Print, word for word, the opening line of the data below and every line after it through the line that contains "const offsets2007 = [[64, 34], [91, 7], [79, 40], [84, 54]];", but not the pictures.
=====
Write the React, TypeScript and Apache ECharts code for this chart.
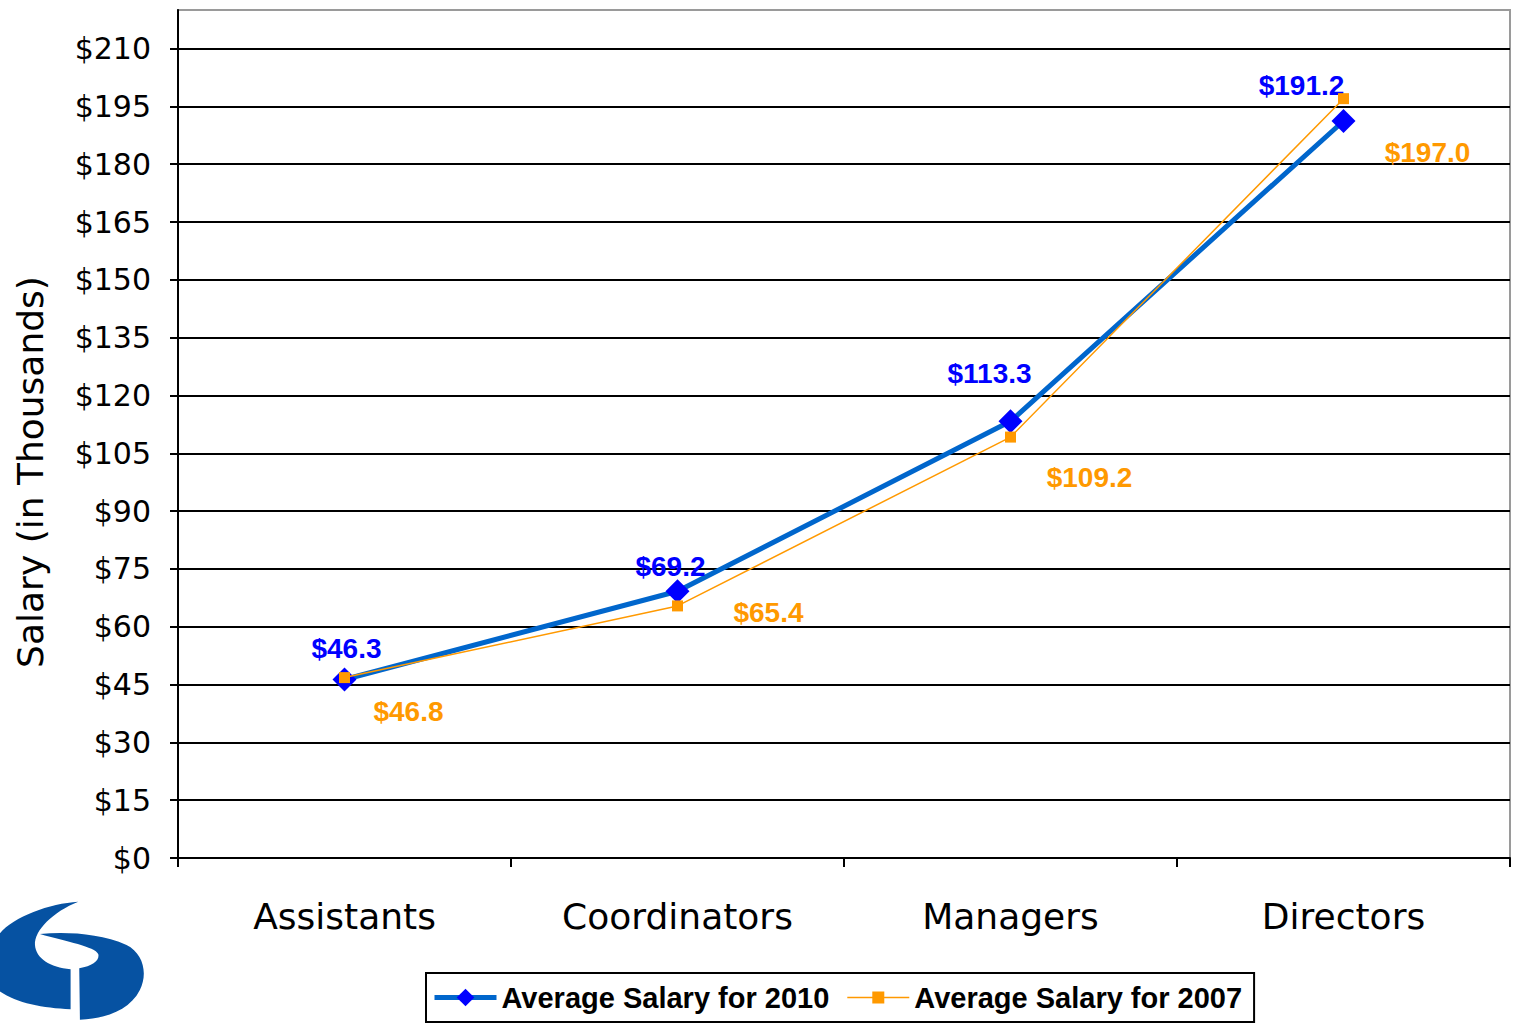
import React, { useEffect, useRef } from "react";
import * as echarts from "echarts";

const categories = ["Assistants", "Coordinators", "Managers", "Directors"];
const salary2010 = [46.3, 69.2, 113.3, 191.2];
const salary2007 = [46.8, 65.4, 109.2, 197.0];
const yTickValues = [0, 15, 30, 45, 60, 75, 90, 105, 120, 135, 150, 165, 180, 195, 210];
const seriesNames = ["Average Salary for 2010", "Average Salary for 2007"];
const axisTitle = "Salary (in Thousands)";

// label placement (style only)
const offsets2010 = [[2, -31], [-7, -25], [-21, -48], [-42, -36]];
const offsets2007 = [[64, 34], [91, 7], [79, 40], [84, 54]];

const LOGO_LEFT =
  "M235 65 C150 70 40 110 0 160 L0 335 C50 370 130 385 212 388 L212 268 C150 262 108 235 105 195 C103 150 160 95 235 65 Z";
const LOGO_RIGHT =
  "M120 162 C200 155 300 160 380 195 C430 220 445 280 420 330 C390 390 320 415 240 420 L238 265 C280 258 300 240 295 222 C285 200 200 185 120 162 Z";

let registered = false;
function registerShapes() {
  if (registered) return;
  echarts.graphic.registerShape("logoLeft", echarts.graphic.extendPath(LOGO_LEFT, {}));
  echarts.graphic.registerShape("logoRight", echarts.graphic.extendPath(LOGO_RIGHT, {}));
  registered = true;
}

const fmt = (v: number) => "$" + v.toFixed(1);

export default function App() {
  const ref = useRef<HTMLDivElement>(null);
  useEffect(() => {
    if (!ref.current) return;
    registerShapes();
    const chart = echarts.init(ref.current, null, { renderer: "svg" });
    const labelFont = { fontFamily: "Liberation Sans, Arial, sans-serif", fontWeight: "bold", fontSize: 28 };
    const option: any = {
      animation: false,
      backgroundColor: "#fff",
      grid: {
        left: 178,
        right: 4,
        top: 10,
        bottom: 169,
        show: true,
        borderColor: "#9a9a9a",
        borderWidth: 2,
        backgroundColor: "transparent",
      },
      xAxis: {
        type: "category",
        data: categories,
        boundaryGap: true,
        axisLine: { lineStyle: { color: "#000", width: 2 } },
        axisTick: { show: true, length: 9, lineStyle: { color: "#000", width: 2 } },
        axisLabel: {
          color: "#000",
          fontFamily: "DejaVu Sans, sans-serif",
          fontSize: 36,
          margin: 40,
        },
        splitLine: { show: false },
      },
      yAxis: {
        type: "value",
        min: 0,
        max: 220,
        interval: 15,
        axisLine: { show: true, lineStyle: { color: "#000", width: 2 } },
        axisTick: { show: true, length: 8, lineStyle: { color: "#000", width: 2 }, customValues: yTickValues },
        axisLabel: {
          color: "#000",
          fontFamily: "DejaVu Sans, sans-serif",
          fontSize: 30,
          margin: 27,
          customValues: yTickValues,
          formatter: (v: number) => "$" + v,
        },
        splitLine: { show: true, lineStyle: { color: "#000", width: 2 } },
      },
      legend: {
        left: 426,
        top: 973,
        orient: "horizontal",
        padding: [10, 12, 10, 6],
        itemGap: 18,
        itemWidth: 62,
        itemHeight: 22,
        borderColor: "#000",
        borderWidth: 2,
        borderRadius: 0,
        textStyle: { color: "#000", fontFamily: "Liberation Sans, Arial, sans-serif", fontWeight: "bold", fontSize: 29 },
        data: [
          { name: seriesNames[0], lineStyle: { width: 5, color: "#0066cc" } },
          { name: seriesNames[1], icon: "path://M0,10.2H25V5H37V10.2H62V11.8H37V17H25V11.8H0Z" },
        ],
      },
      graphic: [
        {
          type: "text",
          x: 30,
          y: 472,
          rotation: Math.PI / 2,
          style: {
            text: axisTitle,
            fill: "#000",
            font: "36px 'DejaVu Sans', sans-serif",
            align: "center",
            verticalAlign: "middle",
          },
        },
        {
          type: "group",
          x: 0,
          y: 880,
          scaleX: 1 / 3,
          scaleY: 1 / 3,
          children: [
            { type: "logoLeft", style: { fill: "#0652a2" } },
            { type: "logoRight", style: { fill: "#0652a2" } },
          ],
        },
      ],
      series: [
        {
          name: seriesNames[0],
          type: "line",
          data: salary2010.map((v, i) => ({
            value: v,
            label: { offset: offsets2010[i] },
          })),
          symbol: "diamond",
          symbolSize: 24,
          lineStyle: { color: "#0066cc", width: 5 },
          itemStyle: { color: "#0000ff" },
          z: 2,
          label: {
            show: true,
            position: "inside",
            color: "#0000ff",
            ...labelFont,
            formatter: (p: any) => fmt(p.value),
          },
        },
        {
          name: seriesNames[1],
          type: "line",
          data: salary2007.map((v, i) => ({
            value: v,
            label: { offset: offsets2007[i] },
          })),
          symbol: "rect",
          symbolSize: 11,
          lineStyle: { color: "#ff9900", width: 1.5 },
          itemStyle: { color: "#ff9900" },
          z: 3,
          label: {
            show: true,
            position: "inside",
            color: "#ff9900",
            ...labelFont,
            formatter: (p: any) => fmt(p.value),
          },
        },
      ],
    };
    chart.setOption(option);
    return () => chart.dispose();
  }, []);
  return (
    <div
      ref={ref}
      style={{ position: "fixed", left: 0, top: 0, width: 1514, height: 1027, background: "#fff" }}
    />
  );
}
=====
Response to the task =>
Write the React, TypeScript and Apache ECharts code for this chart.
import React, { useEffect, useRef } from "react";
import * as echarts from "echarts";

const categories = ["Assistants", "Coordinators", "Managers", "Directors"];
const salary2010 = [46.3, 69.2, 113.3, 191.2];
const salary2007 = [46.8, 65.4, 109.2, 197.0];
const yTickValues = [0, 15, 30, 45, 60, 75, 90, 105, 120, 135, 150, 165, 180, 195, 210];
const seriesNames = ["Average Salary for 2010", "Average Salary for 2007"];
const axisTitle = "Salary (in Thousands)";

// label placement (style only)
const offsets2010 = [[2, -31], [-7, -25], [-21, -48], [-42, -36]];
const offsets2007 = [[64, 34], [91, 7], [79, 40], [84, 54]];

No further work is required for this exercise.